What you need to do:
Copy only what lies from the line containing "Convert this chart to D3.js code." through the line containing "const stacked = stack(rows);" in the entries below, keeping both end lines exact and dropping every picture.

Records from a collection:
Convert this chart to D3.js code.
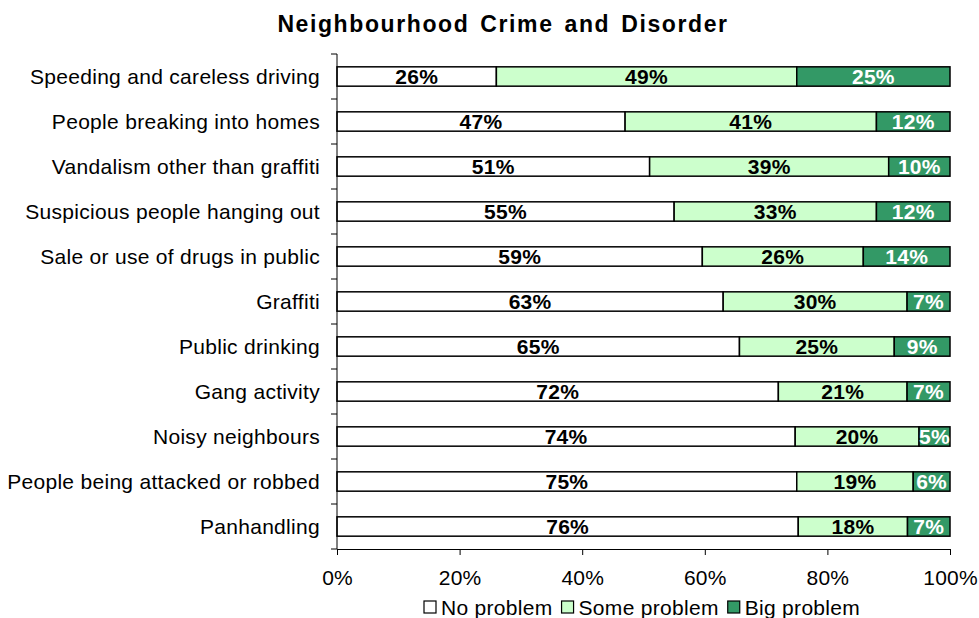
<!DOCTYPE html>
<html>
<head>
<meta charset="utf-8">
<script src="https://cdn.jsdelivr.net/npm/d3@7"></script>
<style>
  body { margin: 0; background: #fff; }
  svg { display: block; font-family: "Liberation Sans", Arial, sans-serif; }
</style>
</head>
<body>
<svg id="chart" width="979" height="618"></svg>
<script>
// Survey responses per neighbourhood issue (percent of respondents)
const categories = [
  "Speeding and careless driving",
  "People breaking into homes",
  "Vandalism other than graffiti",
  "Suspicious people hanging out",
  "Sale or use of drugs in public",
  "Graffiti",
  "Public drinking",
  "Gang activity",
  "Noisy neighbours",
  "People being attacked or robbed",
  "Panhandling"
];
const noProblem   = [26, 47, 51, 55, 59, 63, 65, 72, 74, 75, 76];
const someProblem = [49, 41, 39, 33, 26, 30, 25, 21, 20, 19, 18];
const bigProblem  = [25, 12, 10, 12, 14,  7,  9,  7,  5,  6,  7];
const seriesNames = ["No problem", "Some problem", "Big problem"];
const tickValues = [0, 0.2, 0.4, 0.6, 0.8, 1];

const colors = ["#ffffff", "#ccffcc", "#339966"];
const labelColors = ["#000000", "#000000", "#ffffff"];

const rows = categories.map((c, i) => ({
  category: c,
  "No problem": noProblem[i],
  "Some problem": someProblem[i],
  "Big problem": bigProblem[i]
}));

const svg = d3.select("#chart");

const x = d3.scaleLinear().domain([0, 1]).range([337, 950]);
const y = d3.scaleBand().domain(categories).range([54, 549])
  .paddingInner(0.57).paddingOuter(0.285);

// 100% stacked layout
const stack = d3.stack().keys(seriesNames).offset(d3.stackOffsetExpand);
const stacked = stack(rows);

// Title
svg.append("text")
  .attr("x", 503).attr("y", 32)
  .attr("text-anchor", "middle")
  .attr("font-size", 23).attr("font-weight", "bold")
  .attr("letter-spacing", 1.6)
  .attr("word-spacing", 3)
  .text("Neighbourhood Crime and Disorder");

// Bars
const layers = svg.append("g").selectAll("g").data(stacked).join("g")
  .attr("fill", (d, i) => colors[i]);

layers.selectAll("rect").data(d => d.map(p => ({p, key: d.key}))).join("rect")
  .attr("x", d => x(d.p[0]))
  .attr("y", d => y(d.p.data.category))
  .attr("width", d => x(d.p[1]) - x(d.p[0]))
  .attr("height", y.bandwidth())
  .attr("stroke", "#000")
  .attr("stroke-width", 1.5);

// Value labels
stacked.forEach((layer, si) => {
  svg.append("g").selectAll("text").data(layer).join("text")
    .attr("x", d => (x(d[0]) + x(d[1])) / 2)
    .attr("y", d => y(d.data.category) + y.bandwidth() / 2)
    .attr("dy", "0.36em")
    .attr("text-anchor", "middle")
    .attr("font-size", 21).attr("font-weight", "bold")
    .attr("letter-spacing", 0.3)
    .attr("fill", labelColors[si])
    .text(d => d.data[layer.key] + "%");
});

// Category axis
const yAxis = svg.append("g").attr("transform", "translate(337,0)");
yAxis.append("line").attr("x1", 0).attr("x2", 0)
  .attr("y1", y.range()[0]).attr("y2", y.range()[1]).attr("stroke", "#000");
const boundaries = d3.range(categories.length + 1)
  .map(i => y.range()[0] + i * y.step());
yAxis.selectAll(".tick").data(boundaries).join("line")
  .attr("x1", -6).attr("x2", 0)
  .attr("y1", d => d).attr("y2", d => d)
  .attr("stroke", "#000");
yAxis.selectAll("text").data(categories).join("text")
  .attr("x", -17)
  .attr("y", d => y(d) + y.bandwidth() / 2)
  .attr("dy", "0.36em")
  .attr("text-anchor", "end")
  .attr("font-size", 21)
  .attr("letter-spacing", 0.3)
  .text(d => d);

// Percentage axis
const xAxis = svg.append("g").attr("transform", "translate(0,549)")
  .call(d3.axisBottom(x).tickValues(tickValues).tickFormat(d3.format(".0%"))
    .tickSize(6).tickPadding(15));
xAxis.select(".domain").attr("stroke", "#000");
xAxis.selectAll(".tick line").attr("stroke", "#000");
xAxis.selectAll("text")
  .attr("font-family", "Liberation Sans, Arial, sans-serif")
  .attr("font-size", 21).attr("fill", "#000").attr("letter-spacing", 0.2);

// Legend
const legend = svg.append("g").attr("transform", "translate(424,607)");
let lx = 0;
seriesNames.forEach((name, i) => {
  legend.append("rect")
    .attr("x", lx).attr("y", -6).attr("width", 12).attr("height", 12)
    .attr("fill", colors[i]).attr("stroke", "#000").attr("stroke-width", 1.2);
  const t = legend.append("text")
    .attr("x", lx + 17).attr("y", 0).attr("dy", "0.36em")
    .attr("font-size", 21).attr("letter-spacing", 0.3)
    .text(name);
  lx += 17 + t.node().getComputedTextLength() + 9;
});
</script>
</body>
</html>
---
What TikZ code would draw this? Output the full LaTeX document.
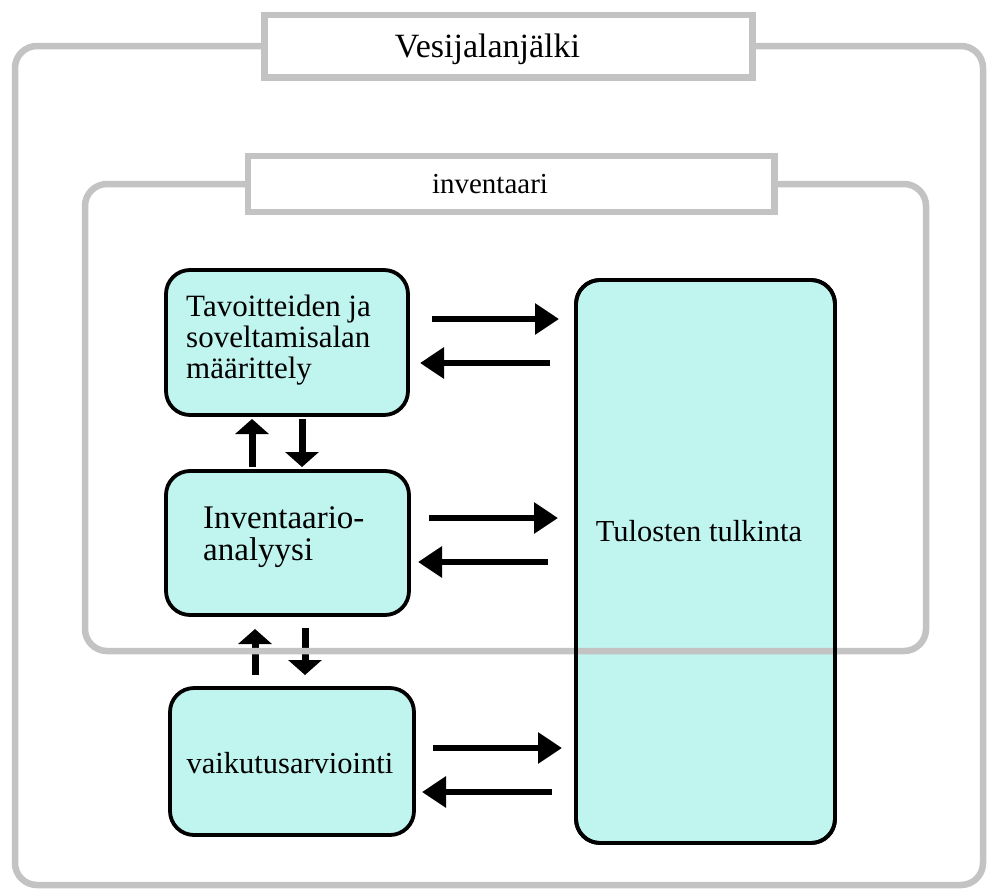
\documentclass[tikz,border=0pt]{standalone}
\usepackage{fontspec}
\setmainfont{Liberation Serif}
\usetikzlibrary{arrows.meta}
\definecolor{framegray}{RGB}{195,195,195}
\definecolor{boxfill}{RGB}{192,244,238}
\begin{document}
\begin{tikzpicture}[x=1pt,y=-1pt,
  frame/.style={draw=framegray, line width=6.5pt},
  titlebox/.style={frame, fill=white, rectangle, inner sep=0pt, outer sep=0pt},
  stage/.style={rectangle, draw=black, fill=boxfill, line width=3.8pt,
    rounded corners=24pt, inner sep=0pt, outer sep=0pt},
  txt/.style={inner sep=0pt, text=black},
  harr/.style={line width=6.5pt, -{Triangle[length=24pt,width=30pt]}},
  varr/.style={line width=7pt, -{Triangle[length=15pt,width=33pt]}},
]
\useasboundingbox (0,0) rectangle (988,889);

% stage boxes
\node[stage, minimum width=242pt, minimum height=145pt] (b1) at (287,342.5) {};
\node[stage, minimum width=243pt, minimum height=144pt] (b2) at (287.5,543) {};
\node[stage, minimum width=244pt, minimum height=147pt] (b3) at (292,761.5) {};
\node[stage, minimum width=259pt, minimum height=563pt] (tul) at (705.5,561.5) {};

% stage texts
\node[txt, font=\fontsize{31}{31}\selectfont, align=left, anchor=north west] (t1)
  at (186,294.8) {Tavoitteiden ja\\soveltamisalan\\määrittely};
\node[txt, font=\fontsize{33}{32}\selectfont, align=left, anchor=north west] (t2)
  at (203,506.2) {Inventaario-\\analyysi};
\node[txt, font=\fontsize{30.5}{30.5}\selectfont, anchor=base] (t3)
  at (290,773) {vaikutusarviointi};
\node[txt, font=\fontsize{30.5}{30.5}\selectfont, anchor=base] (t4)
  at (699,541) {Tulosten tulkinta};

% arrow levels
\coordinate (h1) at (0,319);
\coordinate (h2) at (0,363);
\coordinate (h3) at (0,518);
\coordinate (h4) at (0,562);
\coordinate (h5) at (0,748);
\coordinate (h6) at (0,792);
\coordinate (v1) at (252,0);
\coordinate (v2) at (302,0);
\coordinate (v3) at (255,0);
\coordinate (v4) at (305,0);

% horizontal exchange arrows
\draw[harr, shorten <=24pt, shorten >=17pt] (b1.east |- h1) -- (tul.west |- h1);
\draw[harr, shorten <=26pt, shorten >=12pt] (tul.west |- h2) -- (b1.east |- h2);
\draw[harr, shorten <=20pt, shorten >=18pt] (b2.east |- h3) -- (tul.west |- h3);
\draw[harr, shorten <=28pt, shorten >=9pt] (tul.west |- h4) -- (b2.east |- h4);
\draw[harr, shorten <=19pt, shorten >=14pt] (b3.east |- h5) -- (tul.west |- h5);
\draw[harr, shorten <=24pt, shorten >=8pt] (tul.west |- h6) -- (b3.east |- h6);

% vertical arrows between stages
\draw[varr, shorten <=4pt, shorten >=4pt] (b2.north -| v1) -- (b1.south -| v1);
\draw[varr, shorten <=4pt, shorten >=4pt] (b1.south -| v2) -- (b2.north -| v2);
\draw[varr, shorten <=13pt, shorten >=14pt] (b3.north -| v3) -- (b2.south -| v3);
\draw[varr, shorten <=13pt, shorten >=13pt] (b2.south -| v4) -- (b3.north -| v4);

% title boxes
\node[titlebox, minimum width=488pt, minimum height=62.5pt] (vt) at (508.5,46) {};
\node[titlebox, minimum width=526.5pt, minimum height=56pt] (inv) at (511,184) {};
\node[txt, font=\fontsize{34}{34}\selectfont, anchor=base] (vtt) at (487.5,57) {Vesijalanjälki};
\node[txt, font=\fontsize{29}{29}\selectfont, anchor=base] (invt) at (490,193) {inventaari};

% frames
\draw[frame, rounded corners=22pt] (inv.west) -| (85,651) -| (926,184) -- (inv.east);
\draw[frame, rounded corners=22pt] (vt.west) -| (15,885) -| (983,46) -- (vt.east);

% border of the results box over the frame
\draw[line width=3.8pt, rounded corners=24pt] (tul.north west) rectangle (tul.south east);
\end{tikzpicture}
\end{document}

Solution for this problem:
Convert this chart to D3.js code.
<!DOCTYPE html>
<html>
<head>
<meta charset="utf-8">
<script src="https://cdn.jsdelivr.net/npm/d3@7"></script>
<style>
  body { margin: 0; background: #fff; }
  svg { display: block; font-family: "Liberation Sans", Arial, sans-serif; }
</style>
</head>
<body>
<svg id="chart" width="979" height="618"></svg>
<script>
// Survey responses per neighbourhood issue (percent of respondents)
const categories = [
  "Speeding and careless driving",
  "People breaking into homes",
  "Vandalism other than graffiti",
  "Suspicious people hanging out",
  "Sale or use of drugs in public",
  "Graffiti",
  "Public drinking",
  "Gang activity",
  "Noisy neighbours",
  "People being attacked or robbed",
  "Panhandling"
];
const noProblem   = [26, 47, 51, 55, 59, 63, 65, 72, 74, 75, 76];
const someProblem = [49, 41, 39, 33, 26, 30, 25, 21, 20, 19, 18];
const bigProblem  = [25, 12, 10, 12, 14,  7,  9,  7,  5,  6,  7];
const seriesNames = ["No problem", "Some problem", "Big problem"];
const tickValues = [0, 0.2, 0.4, 0.6, 0.8, 1];

const colors = ["#ffffff", "#ccffcc", "#339966"];
const labelColors = ["#000000", "#000000", "#ffffff"];

const rows = categories.map((c, i) => ({
  category: c,
  "No problem": noProblem[i],
  "Some problem": someProblem[i],
  "Big problem": bigProblem[i]
}));

const svg = d3.select("#chart");

const x = d3.scaleLinear().domain([0, 1]).range([337, 950]);
const y = d3.scaleBand().domain(categories).range([54, 549])
  .paddingInner(0.57).paddingOuter(0.285);

// 100% stacked layout
const stack = d3.stack().keys(seriesNames).offset(d3.stackOffsetExpand);
const stacked = stack(rows);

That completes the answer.